Im Vorfeld wurde Kritik laut, weshalb während der Coronakrise gestreikt werden müsse. Auch die Unternehmensverbände Berlin-Brandenburg nannten den Streik am Dienstag „eine Zumutung für die Unternehmen und ihre Beschäftigten“. Christine Behle, stellvertretende Verdi-Vorsitzende und Verhandlungsführerin für den bundesweiten Rahmentarifvertrag, wies den Vorwurf zurück. Die Pandemie habe die Bedingungen für die Fahrer nicht verbessert. Im Gegenteil, hätten die Arbeitskräfte schließlich das Risiko für die eigene Gesundheit in Kauf genommen und jede Menge geleistet, so Behle. „Das muss honoriert werden.

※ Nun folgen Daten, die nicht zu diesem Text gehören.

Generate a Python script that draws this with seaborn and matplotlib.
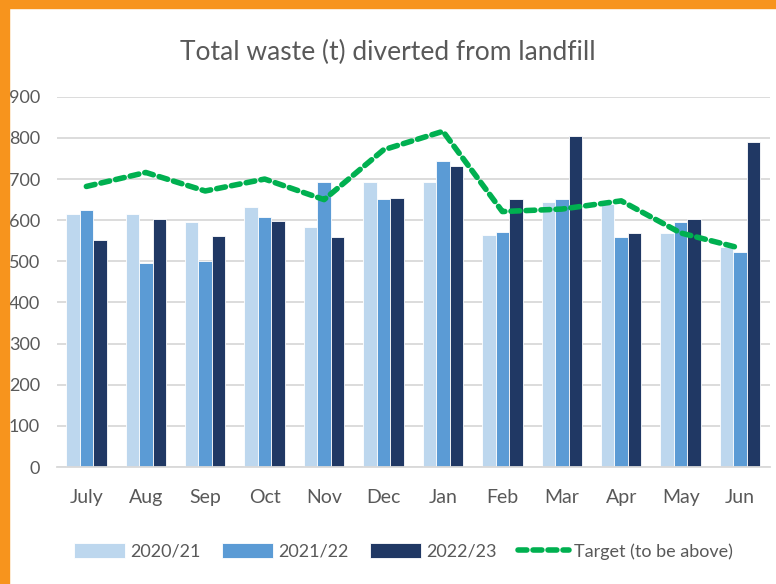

Und nicht mit einer Einmalzahlung, sondern dauerhaft.“ 

Ob es demnächst weitere Streiks geben wird, ist unklar. „Wir warten jetzt die kommenden Tage ab, ob die Vereinigung der kommunalen Arbeitgeberverbände zu Gesprächen bereit ist“, sagte Jeremy Arndt, Verdi-Landesfachbereichsleiter Verkehr in Berlin-Brandenburg auf Anfrage gegenüber den PNN.